Ahí está la malsanidad del preguntarse ¿qué es peor?
No soy ajeno a las polémicas contemporáneas sobre la legalización de las drogas. Me parece aberrante. Más de lo mismo. ¿Es acabar con el violento mundo del tráfico de la droga, o con el consumo de la droga? –¿qué es peor? No se puede acabar con el consumo, promoviendo una forma controlada, con condiciones higiénicas, vaya “buena” (según dicen los partidarios de esta opción) de consumo.
Consumo con consumo se elimina. Me parece una fórmula torpe.
No soy ajeno a las políticas de marketing de las empresas tabacaleras con la producción de los cigarros “bajos en nicotina”, “cero nicotina”. Pero no se confunda nadie. Son eso acciones de venta. No de promoción de salud. Más de lo mismo: ¿fumar cigarrillos bajos en nicotina, o fumar cigarrillos con altas dosis de nicotina? ¿Qué es peor?

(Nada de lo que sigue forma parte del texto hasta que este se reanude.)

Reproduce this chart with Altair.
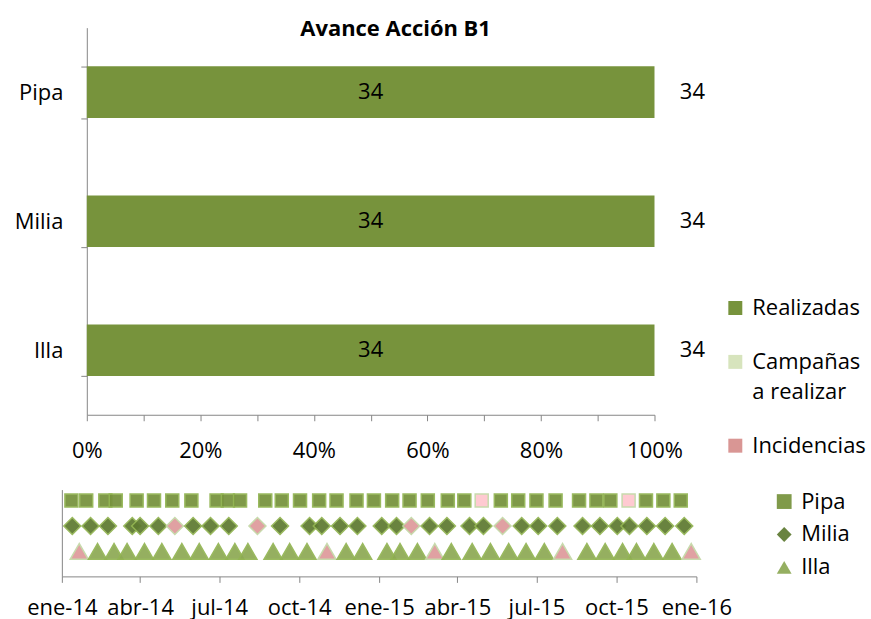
import json
import altair as alt
import pandas as pd

FONT = "Open Sans"

# ---------------- top chart data ----------------
grupos = ["Pipa", "Milia", "Illa"]
series_avance = ["Realizadas", "Campañas a realizar", "Incidencias"]
realizadas = [34, 34, 34]
campanas_a_realizar = [0, 0, 0]
incidencias = [0, 0, 0]
colores_avance = ["#77933C", "#D7E4BD", "#D99694"]
ticks_pct = [0, 0.1, 0.2, 0.3, 0.4, 0.5, 0.6, 0.7, 0.8, 0.9, 1.0]

# ---------------- timeline data ----------------
series_tl = ["Pipa", "Milia", "Illa"]
formas_tl = ["square", "diamond", "triangle-up"]
relleno_tl = ["#76923C", "#5E7A31", "#8DA955"]
relleno_incidencia = ["#FFC7CE", "#DE9A9C", "#DE9A9C"]
tamanos_tl = [170, 290, 330]
meses = ["ene", "feb", "mar", "abr", "may", "jun", "jul", "ago", "sep", "oct", "nov", "dic"]

pipa_fechas = [
    "2014-01-12", "2014-01-29", "2014-02-20", "2014-03-04", "2014-03-28", "2014-04-17",
    "2014-05-08", "2014-05-30", "2014-06-28", "2014-07-11", "2014-07-25", "2014-08-23",
    "2014-09-11", "2014-10-02", "2014-10-24", "2014-11-13", "2014-12-06", "2014-12-26",
    "2015-01-16", "2015-02-05", "2015-02-26", "2015-03-21", "2015-04-09", "2015-04-29",
    "2015-05-21", "2015-06-10", "2015-07-01", "2015-07-23", "2015-08-19", "2015-09-08",
    "2015-09-24", "2015-10-15", "2015-11-04", "2015-11-24", "2015-12-14",
]
pipa_incidencia = [0] * 23 + [1] + [0] * 7 + [1] + [0] * 3

milia_fechas = [
    "2014-01-13", "2014-02-03", "2014-02-23", "2014-03-23", "2014-04-01", "2014-04-22",
    "2014-05-11", "2014-06-01", "2014-06-21", "2014-07-12", "2014-08-14", "2014-09-09",
    "2014-10-13", "2014-10-27", "2014-11-17", "2014-12-07", "2015-01-04", "2015-01-21",
    "2015-02-07", "2015-02-28", "2015-03-20", "2015-04-15", "2015-05-01", "2015-05-23",
    "2015-06-14", "2015-07-03", "2015-07-25", "2015-08-23", "2015-09-12", "2015-10-02",
    "2015-10-16", "2015-11-05", "2015-11-26", "2015-12-18",
]
milia_incidencia = [0, 0, 0, 0, 0, 0, 1, 0, 0, 0, 1, 0, 0, 0, 0, 0, 0, 0,
                    1, 0, 0, 0, 0, 1, 0, 0, 0, 0, 0, 0, 0, 0, 0, 0]

illa_fechas = [
    "2014-01-21", "2014-02-11", "2014-03-02", "2014-03-17", "2014-04-06", "2014-04-26",
    "2014-05-19", "2014-06-08", "2014-06-30", "2014-07-19", "2014-08-03", "2014-09-01",
    "2014-09-20", "2014-10-10", "2014-11-02", "2014-11-24", "2014-12-13", "2015-01-10",
    "2015-01-25", "2015-02-14", "2015-03-06", "2015-03-25", "2015-04-18", "2015-05-09",
    "2015-05-30", "2015-06-19", "2015-07-10", "2015-07-31", "2015-08-28", "2015-09-18",
    "2015-10-08", "2015-10-24", "2015-11-13", "2015-12-04", "2015-12-26",
]
illa_incidencia = [1, 0, 0, 0, 0, 0, 0, 0, 0, 0, 0, 0, 0, 0, 1, 0, 0, 0,
                   0, 0, 1, 0, 0, 0, 0, 0, 0, 1, 0, 0, 0, 0, 0, 0, 1]

tick_fechas = [(2014, 1), (2014, 4), (2014, 7), (2014, 10), (2015, 1),
               (2015, 4), (2015, 7), (2015, 10), (2016, 1)]

# ---------------- build tables ----------------
rows = []
for i, g in enumerate(grupos):
    for j, (s, vals) in enumerate(zip(series_avance, [realizadas, campanas_a_realizar, incidencias])):
        rows.append({"grupo": g, "serie": s, "valor": vals[i], "orden": j})
df_top = pd.DataFrame(rows)

rows2 = []
for s, fechas, inc in [("Pipa", pipa_fechas, pipa_incidencia),
                       ("Milia", milia_fechas, milia_incidencia),
                       ("Illa", illa_fechas, illa_incidencia)]:
    for f, k in zip(fechas, inc):
        rows2.append({"linea": s, "fecha": f, "incidencia": k})
df_tl = pd.DataFrame(rows2)

# ---------------- top chart ----------------
base_top = alt.Chart(df_top)
y_top = alt.Y(
    "grupo:N", sort=grupos,
    scale=alt.Scale(paddingInner=0.6, paddingOuter=0.3),
    axis=alt.Axis(title=None, tickBand="extent", tickSize=6, labelPadding=18,
                  labelFontSize=22, labelLineHeight=24, labelColor="black",
                  domainColor="#868686", tickColor="#868686"),
)

bars = base_top.mark_bar().encode(
    x=alt.X("valor:Q", stack="normalize",
            scale=alt.Scale(domain=[0, 1], nice=False),
            axis=alt.Axis(title=None, values=ticks_pct, grid=False, tickSize=6,
                          labelPadding=20, labelFlush=False, labelOverlap=False,
                          labelExpr="round(datum.value * 100) % 20 == 0 ? format(datum.value, '.0%') : ''",
                          labelFontSize=22, labelLineHeight=24, labelColor="black",
                          domainColor="#868686", tickColor="#868686")),
    y=y_top,
    color=alt.Color("serie:N",
                    scale=alt.Scale(domain=series_avance, range=colores_avance),
                    legend=alt.Legend(title=None, orient="none", legendX=639, legendY=270,
                                      symbolType="square", symbolSize=196,
                                      symbolStrokeWidth=0, labelFontSize=22,
                                      labelColor="black", rowPadding=32, labelOffset=6,
                                      labelExpr="datum.label == 'Campañas a realizar' ? ['Campañas', 'a realizar'] : datum.label")),
    order=alt.Order("orden:Q"),
)

inner = base_top.transform_joinaggregate(
    total="sum(valor)", groupby=["grupo"]
).transform_filter(
    alt.datum.serie == "Realizadas"
).transform_calculate(
    centro="datum.valor / datum.total / 2"
).mark_text(font=FONT, fontSize=22, color="black").encode(
    x="centro:Q", y=alt.Y("grupo:N", sort=grupos), text="valor:Q"
)

outer = base_top.transform_aggregate(
    total="sum(valor)", groupby=["grupo"]
).transform_calculate(
    fin="datum.total / datum.total"
).mark_text(font=FONT, fontSize=22, color="black", dx=38).encode(
    x="fin:Q", y=alt.Y("grupo:N", sort=grupos), text="total:Q"
)

top = alt.layer(bars, inner, outer).properties(
    width=569, height=388,
    title=alt.Title("Avance Acción B1", font=FONT, fontSize=22, fontWeight="bold",
                    color="black", anchor="middle", baseline="middle", offset=0,
                    dx=25, dy=34),
)

# ---------------- timeline ----------------
def dt(y, m, d=1):
    return alt.DateTime(year=y, month=m, date=d, utc=True)

meses_js = json.dumps(meses)

x_tl = alt.X(
    "fecha:T",
    scale=alt.Scale(domain=[dt(2014, 1), dt(2016, 1)], range=[-25, 611], nice=False),
    axis=alt.Axis(title=None, values=[dt(y, m) for y, m in tick_fechas],
                  grid=False, tickSize=6, labelPadding=15, labelFlush=False,
                  labelOverlap=False,
                  labelExpr=meses_js + "[utcmonth(datum.value)] + '-' + utcFormat(datum.value, '%y')",
                  labelFontSize=22, labelLineHeight=24, labelColor="black",
                  domainColor="#868686", tickColor="#868686"),
)
y_tl = alt.Y(
    "linea:N", scale=alt.Scale(domain=series_tl, padding=0.706, align=0.305),
    axis=alt.Axis(title=None, labels=False, ticks=False, offset=25, domainColor="#868686"),
)
legend_tl = alt.Legend(title=None, orient="none", legendX=688, legendY=1,
                       symbolSize=220, symbolStrokeWidth=0,
                       labelFontSize=22, labelColor="black",
                       rowPadding=11, labelOffset=6)

base_tl = alt.Chart(df_tl)
capas = []
for s, tam, inc_col in zip(series_tl, tamanos_tl, relleno_incidencia):
    capas.append(
        base_tl.transform_filter(alt.datum.linea == s).mark_point(
            filled=True, size=tam, opacity=0.93, strokeWidth=1.5
        ).encode(
            x=x_tl,
            y=y_tl,
            shape=alt.Shape("linea:N", scale=alt.Scale(domain=series_tl, range=formas_tl),
                            legend=legend_tl),
            color=alt.Color("linea:N", scale=alt.Scale(domain=series_tl, range=relleno_tl),
                            legend=legend_tl,
                            condition=[{"test": "datum.incidencia == 1", "value": inc_col}]),
            stroke=alt.condition("datum.incidencia == 1", alt.value("#C4D8A6"),
                                 alt.value("#93B553")),
        )
    )

timeline = alt.layer(*capas).properties(width=611, height=87)

chart = alt.vconcat(top, timeline, spacing=28).resolve_scale(
    color="independent", shape="independent"
).resolve_legend(
    color="independent", shape="independent"
).properties(
    padding={"left": 14, "top": 16, "right": 5, "bottom": 0}
).configure(
    font=FONT, style={"guide-label": {"lineHeight": 30}}
).configure_view(stroke=None)

chart.save("out.html", embed_options={"renderer": "svg", "actions": False})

Claro que podemos salir del mundo de las adicciones, que tantos percances y desgracias de todo tipo traen consigo, y ubicarnos en aquellas situaciones en que todo parece decirnos que tenemos que seleccionar entre lo que no, y lo que no: ¿qué es peor soportar a un jefe inepto, mal educado y autocrático, o trasladarme a otro centro de trabajo que no me gusta, con otro jefe? ¿Qué es peor quedarme sin carrera o entrar en una carrera que no me gusta ni me interesa? ¿Qué es peor divorciarnos y que los niños sufran, o mantener un falso matrimonio toda la vida? La lista puede ser interminable. Y siempre lo mismo: la ilusión de alternativas.

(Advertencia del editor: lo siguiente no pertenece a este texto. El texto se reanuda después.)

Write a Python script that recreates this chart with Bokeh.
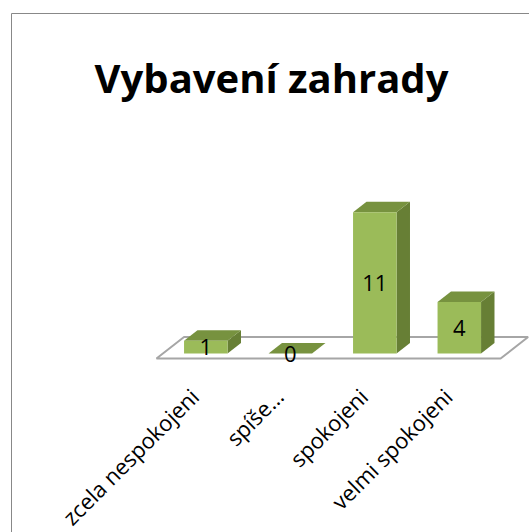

Entre malo y peor no hay verdaderas alternativas, solo alternativas ilusorias. Porque la alternativa supone opción. Y en la dilemática malo-peor, no hay otra opción que malo. Una “elección” que se hace desde una disposición emocional negativa, o que supone asumir lo negativo como opción, nunca es una buena opción. De modo que hay que cambiar la mirada, cambiar la pregunta. Si cambiamos lo que nos preguntamos, cambiamos el carácter de nuestra decisión y salimos de la trampa
de la negatividad.
Entonces es claro, no hay que preguntarse por lo menos malo, sino por lo mejor. En lugar de preguntarse ¿qué es peor?, pregúntese ¿qué es mejor? E incluso allí, donde usted sienta, donde le parezca que su dilema tiene como única solución “de lo malo lo menos malo posible”, intente salir del círculo cerrado, y mire afuera, mire hacia lo mejor, a lo que va a traer bienestar. Prepárese para la buena decisión, no para la imposición. Que la desgracia sea un evento fortuito, pero nunca una opción. Que el malestar sea el resultado inevitable de contingencias de la vida sobre las que no tenemos control, pero nunca la alternativa que preferimos.